» Problem:
State the number of lines below in which the word "this" appears. Nothing else belongs in the answer.

########################################

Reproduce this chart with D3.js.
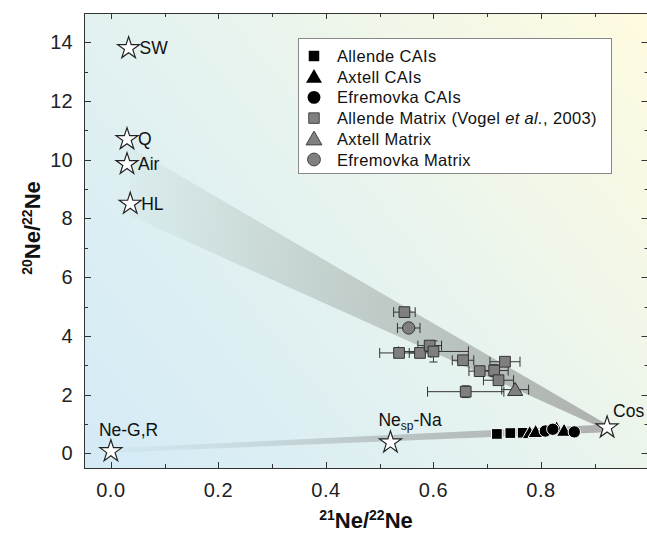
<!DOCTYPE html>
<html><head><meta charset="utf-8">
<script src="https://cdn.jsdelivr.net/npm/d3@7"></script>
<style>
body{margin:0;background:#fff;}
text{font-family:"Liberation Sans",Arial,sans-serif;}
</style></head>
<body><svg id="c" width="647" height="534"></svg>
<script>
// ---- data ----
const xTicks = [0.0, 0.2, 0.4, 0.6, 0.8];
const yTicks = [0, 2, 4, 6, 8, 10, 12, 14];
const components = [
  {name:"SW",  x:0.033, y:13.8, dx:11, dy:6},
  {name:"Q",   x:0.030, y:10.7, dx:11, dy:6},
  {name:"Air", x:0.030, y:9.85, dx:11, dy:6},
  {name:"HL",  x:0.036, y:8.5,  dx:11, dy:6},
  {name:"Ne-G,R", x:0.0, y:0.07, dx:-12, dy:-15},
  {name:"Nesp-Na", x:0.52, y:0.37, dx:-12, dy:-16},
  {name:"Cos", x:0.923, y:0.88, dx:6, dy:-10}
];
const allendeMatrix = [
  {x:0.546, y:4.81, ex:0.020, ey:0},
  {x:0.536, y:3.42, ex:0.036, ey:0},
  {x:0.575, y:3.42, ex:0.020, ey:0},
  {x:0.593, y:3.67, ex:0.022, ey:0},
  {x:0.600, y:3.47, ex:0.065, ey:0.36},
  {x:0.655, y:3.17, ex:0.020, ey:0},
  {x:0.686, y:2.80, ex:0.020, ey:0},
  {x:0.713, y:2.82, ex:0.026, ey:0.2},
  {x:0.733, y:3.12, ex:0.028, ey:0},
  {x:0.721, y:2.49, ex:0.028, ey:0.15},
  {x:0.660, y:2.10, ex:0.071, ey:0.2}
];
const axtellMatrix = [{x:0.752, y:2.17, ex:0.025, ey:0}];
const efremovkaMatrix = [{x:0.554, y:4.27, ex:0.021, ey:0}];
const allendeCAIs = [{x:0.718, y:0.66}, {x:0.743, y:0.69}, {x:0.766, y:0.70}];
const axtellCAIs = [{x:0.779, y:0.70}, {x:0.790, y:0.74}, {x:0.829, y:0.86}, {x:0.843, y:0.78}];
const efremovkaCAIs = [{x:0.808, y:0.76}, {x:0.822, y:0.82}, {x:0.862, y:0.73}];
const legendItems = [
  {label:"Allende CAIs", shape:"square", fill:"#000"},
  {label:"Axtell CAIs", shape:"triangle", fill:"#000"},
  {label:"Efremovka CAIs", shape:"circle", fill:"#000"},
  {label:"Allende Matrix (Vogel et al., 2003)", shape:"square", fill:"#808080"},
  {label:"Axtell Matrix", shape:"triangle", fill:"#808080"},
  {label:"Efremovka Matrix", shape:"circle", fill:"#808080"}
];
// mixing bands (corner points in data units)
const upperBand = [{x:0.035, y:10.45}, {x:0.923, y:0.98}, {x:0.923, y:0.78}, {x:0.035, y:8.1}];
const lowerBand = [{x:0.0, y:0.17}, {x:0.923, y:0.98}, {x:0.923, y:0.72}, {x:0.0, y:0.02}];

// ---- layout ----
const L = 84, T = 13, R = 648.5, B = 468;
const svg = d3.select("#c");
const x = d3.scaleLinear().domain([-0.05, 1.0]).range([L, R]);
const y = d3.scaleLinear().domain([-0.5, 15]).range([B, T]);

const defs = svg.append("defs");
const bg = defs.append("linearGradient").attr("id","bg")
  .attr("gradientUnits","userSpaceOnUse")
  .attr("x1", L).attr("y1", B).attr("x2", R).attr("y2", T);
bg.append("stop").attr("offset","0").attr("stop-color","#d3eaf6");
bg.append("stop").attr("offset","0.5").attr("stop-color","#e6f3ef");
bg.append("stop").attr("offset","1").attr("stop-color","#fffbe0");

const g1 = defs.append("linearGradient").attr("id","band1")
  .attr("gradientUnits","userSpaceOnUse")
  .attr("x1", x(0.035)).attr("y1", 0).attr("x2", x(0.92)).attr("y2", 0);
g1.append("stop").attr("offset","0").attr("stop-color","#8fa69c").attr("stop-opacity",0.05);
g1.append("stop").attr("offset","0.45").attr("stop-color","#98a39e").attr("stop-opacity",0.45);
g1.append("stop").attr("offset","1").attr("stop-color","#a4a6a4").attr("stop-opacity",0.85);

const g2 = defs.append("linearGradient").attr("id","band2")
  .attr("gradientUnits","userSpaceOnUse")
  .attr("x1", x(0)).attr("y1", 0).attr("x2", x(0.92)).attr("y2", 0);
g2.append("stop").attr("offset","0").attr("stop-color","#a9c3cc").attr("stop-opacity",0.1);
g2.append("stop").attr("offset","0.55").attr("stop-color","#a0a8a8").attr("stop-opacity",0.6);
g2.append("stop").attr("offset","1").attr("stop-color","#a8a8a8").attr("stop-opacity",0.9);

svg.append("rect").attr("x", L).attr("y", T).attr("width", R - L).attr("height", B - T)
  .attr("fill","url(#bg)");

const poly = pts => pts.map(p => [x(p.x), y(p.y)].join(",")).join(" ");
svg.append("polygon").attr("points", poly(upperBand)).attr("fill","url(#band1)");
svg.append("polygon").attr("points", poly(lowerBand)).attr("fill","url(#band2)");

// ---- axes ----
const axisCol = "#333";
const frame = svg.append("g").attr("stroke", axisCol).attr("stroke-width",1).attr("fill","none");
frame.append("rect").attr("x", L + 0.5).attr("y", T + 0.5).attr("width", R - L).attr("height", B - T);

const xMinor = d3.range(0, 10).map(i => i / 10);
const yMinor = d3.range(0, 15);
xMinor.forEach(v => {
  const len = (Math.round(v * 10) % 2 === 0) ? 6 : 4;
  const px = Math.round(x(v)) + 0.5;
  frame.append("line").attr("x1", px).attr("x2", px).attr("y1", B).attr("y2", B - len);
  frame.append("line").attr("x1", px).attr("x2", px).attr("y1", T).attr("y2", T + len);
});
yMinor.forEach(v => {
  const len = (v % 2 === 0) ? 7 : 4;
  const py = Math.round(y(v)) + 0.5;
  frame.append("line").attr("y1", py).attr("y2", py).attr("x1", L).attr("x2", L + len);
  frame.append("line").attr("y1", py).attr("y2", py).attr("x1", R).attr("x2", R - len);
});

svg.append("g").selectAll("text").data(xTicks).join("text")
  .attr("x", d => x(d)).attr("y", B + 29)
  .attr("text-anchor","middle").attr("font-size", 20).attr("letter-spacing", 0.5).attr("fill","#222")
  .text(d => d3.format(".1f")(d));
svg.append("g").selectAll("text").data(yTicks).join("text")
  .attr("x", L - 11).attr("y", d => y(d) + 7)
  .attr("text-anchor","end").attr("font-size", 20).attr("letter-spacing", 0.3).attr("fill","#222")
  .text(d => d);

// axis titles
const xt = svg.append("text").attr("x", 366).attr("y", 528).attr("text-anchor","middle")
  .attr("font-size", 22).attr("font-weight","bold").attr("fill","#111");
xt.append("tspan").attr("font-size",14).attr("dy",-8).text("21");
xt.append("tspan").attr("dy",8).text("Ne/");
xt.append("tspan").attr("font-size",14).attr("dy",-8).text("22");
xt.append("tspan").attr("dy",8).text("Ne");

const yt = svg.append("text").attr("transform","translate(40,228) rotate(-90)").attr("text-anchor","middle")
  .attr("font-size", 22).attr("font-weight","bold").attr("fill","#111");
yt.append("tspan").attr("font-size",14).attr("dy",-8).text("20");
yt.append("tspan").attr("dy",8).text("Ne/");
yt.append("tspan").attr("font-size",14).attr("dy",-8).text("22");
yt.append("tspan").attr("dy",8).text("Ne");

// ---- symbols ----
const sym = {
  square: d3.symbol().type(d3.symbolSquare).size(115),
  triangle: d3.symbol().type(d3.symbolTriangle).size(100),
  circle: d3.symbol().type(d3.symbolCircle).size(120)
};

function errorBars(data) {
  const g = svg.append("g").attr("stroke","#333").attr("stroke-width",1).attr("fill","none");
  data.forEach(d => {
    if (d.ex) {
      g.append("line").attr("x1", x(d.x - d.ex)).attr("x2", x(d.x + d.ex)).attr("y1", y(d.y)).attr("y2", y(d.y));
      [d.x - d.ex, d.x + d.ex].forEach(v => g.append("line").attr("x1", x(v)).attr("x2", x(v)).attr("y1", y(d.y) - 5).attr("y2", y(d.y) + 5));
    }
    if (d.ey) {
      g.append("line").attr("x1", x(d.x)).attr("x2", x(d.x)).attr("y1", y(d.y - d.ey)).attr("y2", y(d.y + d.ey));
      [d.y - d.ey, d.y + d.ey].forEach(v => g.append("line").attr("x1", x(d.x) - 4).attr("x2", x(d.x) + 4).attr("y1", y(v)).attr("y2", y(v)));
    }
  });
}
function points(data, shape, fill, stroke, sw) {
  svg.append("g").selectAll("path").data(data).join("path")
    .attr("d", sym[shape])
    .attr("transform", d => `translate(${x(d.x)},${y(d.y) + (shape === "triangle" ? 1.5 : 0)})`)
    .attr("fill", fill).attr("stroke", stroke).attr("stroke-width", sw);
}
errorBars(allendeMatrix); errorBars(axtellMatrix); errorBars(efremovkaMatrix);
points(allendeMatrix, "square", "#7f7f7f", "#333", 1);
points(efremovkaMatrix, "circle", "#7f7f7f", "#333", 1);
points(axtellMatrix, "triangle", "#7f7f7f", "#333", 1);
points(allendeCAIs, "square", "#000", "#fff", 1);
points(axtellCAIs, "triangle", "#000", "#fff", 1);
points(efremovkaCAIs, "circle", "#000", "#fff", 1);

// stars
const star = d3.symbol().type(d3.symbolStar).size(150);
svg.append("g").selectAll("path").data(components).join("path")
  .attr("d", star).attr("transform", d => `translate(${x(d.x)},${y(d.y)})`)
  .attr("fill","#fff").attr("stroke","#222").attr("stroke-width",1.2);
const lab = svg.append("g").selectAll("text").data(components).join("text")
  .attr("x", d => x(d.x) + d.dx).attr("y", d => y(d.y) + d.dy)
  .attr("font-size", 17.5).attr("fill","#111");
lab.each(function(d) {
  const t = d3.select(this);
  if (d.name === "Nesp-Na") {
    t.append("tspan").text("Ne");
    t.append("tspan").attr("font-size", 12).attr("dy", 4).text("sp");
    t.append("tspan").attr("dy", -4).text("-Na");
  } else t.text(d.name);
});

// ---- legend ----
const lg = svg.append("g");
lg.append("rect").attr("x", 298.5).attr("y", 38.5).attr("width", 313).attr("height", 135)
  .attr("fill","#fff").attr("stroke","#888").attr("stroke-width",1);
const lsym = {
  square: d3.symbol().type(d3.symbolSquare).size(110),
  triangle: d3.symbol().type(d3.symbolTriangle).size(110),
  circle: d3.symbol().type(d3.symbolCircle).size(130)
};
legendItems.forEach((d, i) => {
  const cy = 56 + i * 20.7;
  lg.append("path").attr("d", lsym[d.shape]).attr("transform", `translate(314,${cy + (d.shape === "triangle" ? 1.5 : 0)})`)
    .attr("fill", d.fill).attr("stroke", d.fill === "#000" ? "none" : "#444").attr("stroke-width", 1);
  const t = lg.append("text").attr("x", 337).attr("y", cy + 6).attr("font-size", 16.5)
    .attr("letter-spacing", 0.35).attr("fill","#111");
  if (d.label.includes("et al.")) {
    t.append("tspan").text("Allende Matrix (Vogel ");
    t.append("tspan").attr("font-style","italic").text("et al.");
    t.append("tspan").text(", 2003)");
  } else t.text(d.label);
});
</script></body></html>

########################################

» Completed task:
2